We also saw the beginnings of a new community of creators on our platforms: the virtual world builders. It’s not often you get to witness a whole new form of self-expression and community building emerge on a platform, and the ways creators worked their magic on Horizon Worlds this year was a thing to behold. We’re going to spend 2023 focused on helping this community flourish.

VR is now at a very special moment — fundamental new pieces of the hardware and technology stack are hitting the market for the first time, and a community of developers and users is unlocking its potential in new ways, from scrappy software startups to top-tier game studios, creators, and artists.
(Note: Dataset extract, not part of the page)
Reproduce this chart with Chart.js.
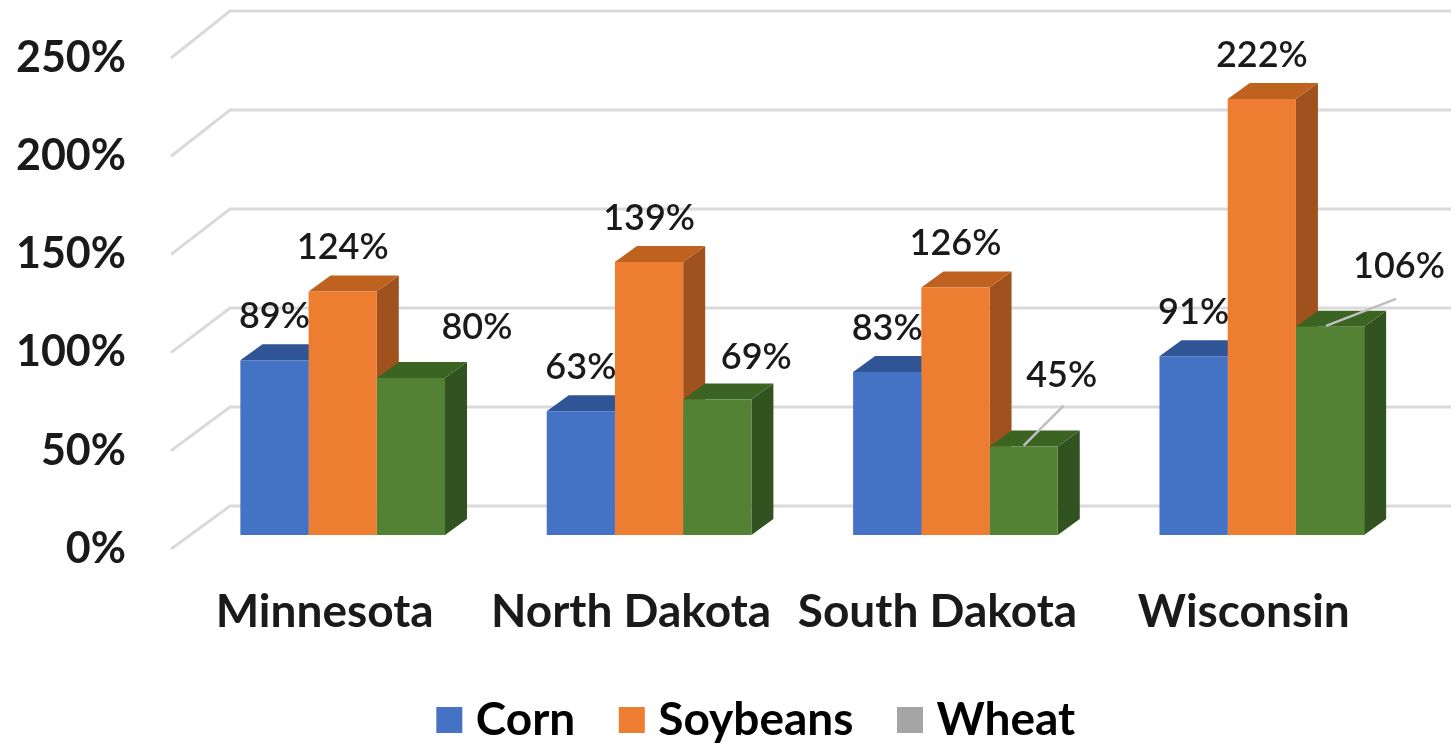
<!DOCTYPE html>
<html>
<head>
<meta charset="utf-8">
<title>Crop yields by state</title>
<style>
  html, body { margin: 0; padding: 0; background: #fff; overflow: hidden; }
  #wrap { width: 1451px; height: 743px; }
  canvas { filter: blur(0.6px); }
</style>
<script src="https://cdn.jsdelivr.net/npm/chart.js@4/dist/chart.umd.min.js"></script>
</head>
<body>
<div id="wrap"><canvas id="chart"></canvas></div>
<script>
/* ---------- data ---------- */
const states = ['Minnesota', 'North Dakota', 'South Dakota', 'Wisconsin'];
const corn = [89, 63, 83, 91];
const soybeans = [124, 139, 126, 222];
const wheat = [80, 69, 45, 106];
const seriesNames = ['Corn', 'Soybeans', 'Wheat'];

/* ---------- look ---------- */
const FONT = 'Lato, "Noto Sans", sans-serif';
const frontColors = ['#4472c4', '#ed7d31', '#548235'];
const topColors = ['#2f5597', '#c0621f', '#3b6423'];
const sideColors = ['#2f5597', '#a0521e', '#325220'];
const legendColors = ['#4472c4', '#ed7d31', '#a5a5a5'];
const DEPTH_X = 22, DEPTH_Y = 16;

// the wheat labels sit away from their bars, offsets from the bar centre/top
const wheatLabelDx = [66, 39, 38, 69];
const wheatLabelDy = [-50, -42, -71, -60];
const leaders = { 2: [[0, -1], [40, -41]], 3: [[-4, -1], [66, -28]] };

const depthPlugin = {
  id: 'depth',
  afterLayout(chart) {
    // the legend is off-centre in the original
    chart.legend.left += 49;
    chart.legend.right += 49;
    chart.legend.top += 10;
    chart.legend.bottom += 10;
  },
  beforeDatasetsDraw(chart) {
    const { ctx, scales: { y } } = chart;

    // floor and wall gridlines
    ctx.save();
    ctx.strokeStyle = '#dadada';
    ctx.lineWidth = 3;
    y.ticks.forEach(t => {
      const py = y.getPixelForValue(t.value);
      const backY = py - 29 - t.value * 0.016;
      ctx.beginPath();
      ctx.moveTo(171, py + 14);
      ctx.lineTo(230, backY);
      ctx.lineTo(1451, backY);
      ctx.stroke();
    });

    // top and side faces, series by series so the next bar covers the last one
    chart.data.labels.forEach((_, j) => {
      chart.data.datasets.forEach((ds, i) => {
        const bar = chart.getDatasetMeta(i).data[j];
        const l = bar.x - bar.width / 2, r = bar.x + bar.width / 2;
        ctx.fillStyle = sideColors[i];
        ctx.beginPath();
        ctx.moveTo(r, bar.y);
        ctx.lineTo(r + DEPTH_X, bar.y - DEPTH_Y);
        ctx.lineTo(r + DEPTH_X, bar.base - DEPTH_Y);
        ctx.lineTo(r, bar.base);
        ctx.closePath();
        ctx.fill();
        ctx.fillStyle = topColors[i];
        ctx.beginPath();
        ctx.moveTo(l, bar.y);
        ctx.lineTo(l + DEPTH_X, bar.y - DEPTH_Y);
        ctx.lineTo(r + DEPTH_X, bar.y - DEPTH_Y);
        ctx.lineTo(r, bar.y);
        ctx.closePath();
        ctx.fill();
      });
    });
    ctx.restore();
  },
  afterDatasetsDraw(chart) {
    const { ctx } = chart;
    ctx.save();

    // leader lines for the two labels that drifted
    const wheatBars = chart.getDatasetMeta(2).data;
    ctx.strokeStyle = '#bfbfbf';
    ctx.lineWidth = 2.5;
    Object.keys(leaders).forEach(j => {
      const bar = wheatBars[j];
      const [a, b] = leaders[j];
      ctx.beginPath();
      ctx.moveTo(bar.x + a[0], bar.y + a[1]);
      ctx.lineTo(bar.x + b[0], bar.y + b[1]);
      ctx.stroke();
    });

    ctx.fillStyle = '#1a1a1a';
    ctx.font = '600 36px ' + FONT;
    ctx.textAlign = 'center';
    ctx.textBaseline = 'middle';
    chart.data.datasets.forEach((ds, i) => {
      chart.getDatasetMeta(i).data.forEach((bar, j) => {
        const dx = i === 2 ? wheatLabelDx[j] : 0;
        const dy = i === 2 ? wheatLabelDy[j] : -44;
        ctx.fillText(ds.data[j] + '%', bar.x + dx, bar.y + dy);
      });
    });
    ctx.restore();
  }
};

new Chart(document.getElementById('chart'), {
  type: 'bar',
  data: {
    labels: states,
    datasets: [corn, soybeans, wheat].map((values, i) => ({
      label: seriesNames[i],
      data: values,
      backgroundColor: frontColors[i],
      borderWidth: 0,
      categoryPercentage: 0.668,
      barPercentage: 1
    }))
  },
  options: {
    responsive: true,
    maintainAspectRatio: false,
    animation: false,
    layout: { padding: { left: 8, right: 36, top: 44, bottom: 0 } },
    plugins: {
      tooltip: { enabled: false },
      legend: {
        position: 'bottom',
        labels: {
          color: '#1a1a1a',
          font: { family: FONT, size: 46, weight: '700' },
          usePointStyle: true,
          boxWidth: 7,
          boxHeight: 26,
          padding: 53,
          generateLabels: chart => chart.data.datasets.map((ds, i) => ({
            text: ds.label,
            fillStyle: legendColors[i],
            strokeStyle: legendColors[i],
            lineWidth: 0,
            pointStyle: 'rect',
            datasetIndex: i
          }))
        }
      }
    },
    scales: {
      x: {
        grid: { display: false, drawTicks: false },
        border: { display: false },
        afterFit: s => { s.height = 99; },
        ticks: {
          color: '#1a1a1a',
          font: { family: FONT, size: 46, weight: '700' },
          autoSkip: false,
          maxRotation: 0,
          labelOffset: -18,
          padding: 50
        }
      },
      y: {
        min: 0,
        max: 250,
        grid: { display: false, drawTicks: false },
        border: { display: false },
        afterFit: s => { s.width = 181.5; s.paddingTop = 0; s.paddingBottom = 0; },
        ticks: {
          stepSize: 50,
          color: '#1a1a1a',
          font: { family: FONT, size: 43, weight: '700' },
          padding: 63.5,
          labelOffset: 14,
          callback: v => v + '%'
        }
      }
    }
  },
  plugins: [depthPlugin]
});
</script>
</body>
</html>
We think it’s only going to get better in 2023. The machine learning revolution that has been playing out over the last decade reached a boiling point this year, and it’s still accelerating. At Meta, our biggest priorities as a company are currently benefiting from more than a decade of investment in AI. There are big advances in research, such as our Make-A-Video and Make-A-Scene work, not to mention Cicero, our agent capable of beating humans at a strategy game played mostly through human language negotiations. Our investments are also paying particularly high dividends in ranking and recommendations-powered products like Reels or our core ads systems, where we’re seeing impressive gains as we deploy increasingly powerful AI models. And that’s just as true in Reality Labs, where technologies like Meta Reality or Presence Platform depend heavily on advanced AI to function.
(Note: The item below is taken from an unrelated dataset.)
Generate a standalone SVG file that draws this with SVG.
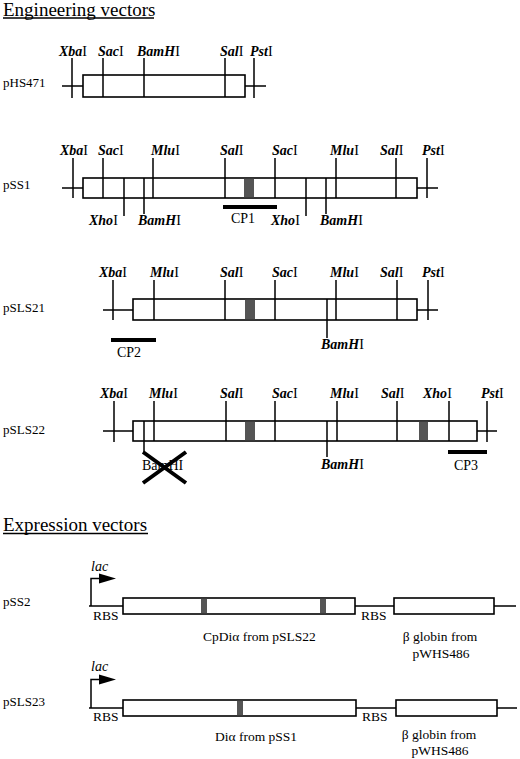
<svg xmlns="http://www.w3.org/2000/svg" width="520" height="759" viewBox="0 0 520 759">
<style>
text{font-family:"Liberation Serif","Times New Roman",serif;fill:#000}
.t{font-size:14px}
.e{font-style:italic;font-weight:bold}
.lab{font-size:13px}
.x{font-size:13.5px}
.title{font-size:19px}
.box{fill:#fff;stroke:#000;stroke-width:1.6}
.ln{stroke:#000;stroke-width:1.5;fill:none}
.bar{stroke:#000;stroke-width:4}
.g{fill:#555}
</style>
<g id="titles">
<text class="title" x="3" y="16">Engineering vectors</text>
<line class="ln" x1="3" y1="18" x2="154" y2="18" stroke-width="1.2"/>
<text class="title" x="3" y="531">Expression vectors</text>
<line class="ln" x1="3" y1="533.5" x2="148" y2="533.5" stroke-width="1.2"/>
</g>

<g id="pHS471">
<text class="lab" x="3" y="87">pHS471</text>
<path class="ln" d="M62,86H83M245,86H266"/>
<rect class="box" x="83" y="75" width="162" height="22"/>
<path class="ln" d="M72,58V98M103,58V97M144,58V97M225,58V97M254,58V98"/>
<text class="t" x="59" y="56"><tspan class="e">Xba</tspan>I</text>
<text class="t" x="98" y="56"><tspan class="e">Sac</tspan>I</text>
<text class="t" x="137" y="56"><tspan class="e">BamH</tspan>I</text>
<text class="t" x="220" y="56"><tspan class="e">Sal</tspan>I</text>
<text class="t" x="250" y="56"><tspan class="e">Pst</tspan>I</text>
</g>

<g id="pSS1">
<text class="lab" x="3" y="189">pSS1</text>
<path class="ln" d="M62,188H83M417,188H438"/>
<rect class="box" x="83" y="178" width="334" height="20"/>
<rect class="g" x="244" y="178.8" width="10" height="18.4"/>
<path class="ln" d="M73,158V198M103,158V198M153,158V198M225,158V198M275,158V198M336,158V198M396,158V198M427,158V198"/>
<path class="ln" d="M124,178V216M144,178V214M306,178V216M326,178V214"/>
<text class="t" x="60" y="155"><tspan class="e">Xba</tspan>I</text>
<text class="t" x="98" y="155"><tspan class="e">Sac</tspan>I</text>
<text class="t" x="151" y="155"><tspan class="e">Mlu</tspan>I</text>
<text class="t" x="220" y="155"><tspan class="e">Sal</tspan>I</text>
<text class="t" x="272" y="155"><tspan class="e">Sac</tspan>I</text>
<text class="t" x="330" y="155"><tspan class="e">Mlu</tspan>I</text>
<text class="t" x="380" y="155"><tspan class="e">Sal</tspan>I</text>
<text class="t" x="422" y="155"><tspan class="e">Pst</tspan>I</text>
<text class="t" x="89" y="225"><tspan class="e">Xho</tspan>I</text>
<text class="t" x="138" y="225"><tspan class="e">BamH</tspan>I</text>
<text class="t" x="271" y="225"><tspan class="e">Xho</tspan>I</text>
<text class="t" x="320" y="225"><tspan class="e">BamH</tspan>I</text>
<line class="bar" x1="223" y1="207" x2="277" y2="207"/>
<text class="t" x="243" y="223" text-anchor="middle">CP1</text>
</g>

<g id="pSLS21">
<text class="lab" x="3" y="312">pSLS21</text>
<path class="ln" d="M103,310H133M417,310H438"/>
<rect class="box" x="133" y="299" width="284" height="21"/>
<rect class="g" x="245" y="299.8" width="10" height="19.4"/>
<path class="ln" d="M113,280V320M154,280V320M225,280V320M275,280V320M336,280V320M397,280V320M428,280V320"/>
<path class="ln" d="M327,299V338"/>
<text class="t" x="99" y="277"><tspan class="e">Xba</tspan>I</text>
<text class="t" x="150" y="277"><tspan class="e">Mlu</tspan>I</text>
<text class="t" x="220" y="277"><tspan class="e">Sal</tspan>I</text>
<text class="t" x="272" y="277"><tspan class="e">Sac</tspan>I</text>
<text class="t" x="330" y="277"><tspan class="e">Mlu</tspan>I</text>
<text class="t" x="380" y="277"><tspan class="e">Sal</tspan>I</text>
<text class="t" x="422" y="277"><tspan class="e">Pst</tspan>I</text>
<text class="t" x="321" y="349"><tspan class="e">BamH</tspan>I</text>
<line class="bar" x1="111" y1="340" x2="156" y2="340"/>
<text class="t" x="117" y="357">CP2</text>
</g>

<g id="pSLS22">
<text class="lab" x="3" y="434">pSLS22</text>
<path class="ln" d="M103,431H133M477,431H497"/>
<rect class="box" x="133" y="421" width="344" height="20"/>
<rect class="g" x="245" y="421.8" width="10" height="18.4"/>
<rect class="g" x="419" y="421.8" width="9" height="18.4"/>
<path class="ln" d="M114,401V442M154,401V441M226,401V441M275,401V441M337,401V441M397,401V441M449,401V441M487,401V442"/>
<path class="ln" d="M144,421V453M327,421V457"/>
<text class="t" x="100" y="398"><tspan class="e">Xba</tspan>I</text>
<text class="t" x="149" y="398"><tspan class="e">Mlu</tspan>I</text>
<text class="t" x="220" y="398"><tspan class="e">Sal</tspan>I</text>
<text class="t" x="272" y="398"><tspan class="e">Sac</tspan>I</text>
<text class="t" x="330" y="398"><tspan class="e">Mlu</tspan>I</text>
<text class="t" x="381" y="398"><tspan class="e">Sal</tspan>I</text>
<text class="t" x="423" y="398"><tspan class="e">Xho</tspan>I</text>
<text class="t" x="481" y="398"><tspan class="e">Pst</tspan>I</text>
<text class="t" x="321" y="469"><tspan class="e">BamH</tspan>I</text>
<text class="t" x="142" y="470">BamHI</text>
<path class="bar" d="M143,452L186,483M143,483L186,452"/>
<line class="bar" x1="448" y1="452" x2="487" y2="452"/>
<text class="t" x="466" y="470" text-anchor="middle">CP3</text>
</g>

<g id="pSS2">
<text class="lab" x="3" y="606">pSS2</text>
<text class="t" x="91" y="571" font-style="italic">lac</text>
<path class="ln" d="M91,606V578.5H101"/>
<polygon points="99,573.5 99,583.5 116,578.5"/>
<path class="ln" d="M89,606H123M355,606H394M494,606H516"/>
<rect class="box" x="123" y="598" width="232" height="16"/>
<rect class="g" x="201" y="598.8" width="6" height="14.4"/>
<rect class="g" x="320" y="598.8" width="6" height="14.4"/>
<rect class="box" x="394" y="598" width="100" height="16"/>
<text class="x" x="93" y="620">RBS</text>
<text class="x" x="361" y="620">RBS</text>
<text class="x" x="203" y="641">CpDiα from pSLS22</text>
<text class="x" x="440" y="641" text-anchor="middle">β globin from</text>
<text class="x" x="441" y="658" text-anchor="middle">pWHS486</text>
</g>

<g id="pSLS23">
<text class="lab" x="3" y="706">pSLS23</text>
<text class="t" x="91" y="671" font-style="italic">lac</text>
<path class="ln" d="M91,708V679.5H101"/>
<polygon points="99,674.5 99,684.5 116,679.5"/>
<path class="ln" d="M89,708H123M356,708H396M497,708H517"/>
<rect class="box" x="123" y="700" width="233" height="16"/>
<rect class="g" x="237" y="700.8" width="6" height="14.4"/>
<rect class="box" x="396" y="700" width="101" height="16"/>
<text class="x" x="93" y="721">RBS</text>
<text class="x" x="362" y="721">RBS</text>
<text class="x" x="215" y="741">Diα from pSS1</text>
<text class="x" x="439" y="739" text-anchor="middle">β globin from</text>
<text class="x" x="440" y="755" text-anchor="middle">pWHS486</text>
</g>
</svg>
Meta is far from the only company working on pushing the boundaries here, and we expect to see new competitors joining us in building for AR and VR next year. As new devices hit the market, we believe our industry will enter a new era of growth and competition that will bring enormous benefits to users and the developer community. And Meta will have new devices of its own to share, including the successor to Meta Quest 2, our all-time best selling VR device. You’re going to love it. And you’re definitely going to love the Meta Quest Gaming Showcase in Spring, where we’ll once again show off some of the awesome new games coming in the next year.

While we will continue to find ways to work more efficiently, what won’t change in 2023 is our vision and the long-term research effort we’re undertaking to get there. Building true AR glasses will require a massive set of breakthroughs and inventions across all sorts of areas, from lenses and miniature displays to lightweight materials and AI-powered interfaces. While our VR devices and software get most of the public attention, we are directing about half of our Reality Labs operating expenses towards our AR initiatives.. This involves one of the most ambitious R&D operations in the world today, focused on building a truly revolutionary new kind of computing platform.

Whenever I visit our research labs and get to demo the early versions of these technologies, it blows my mind, and I can’t wait for the world to see the results of the things we’re building there. The VR hardware and software we’ve released so far is just the tip of the iceberg, and the best days are still ahead of us.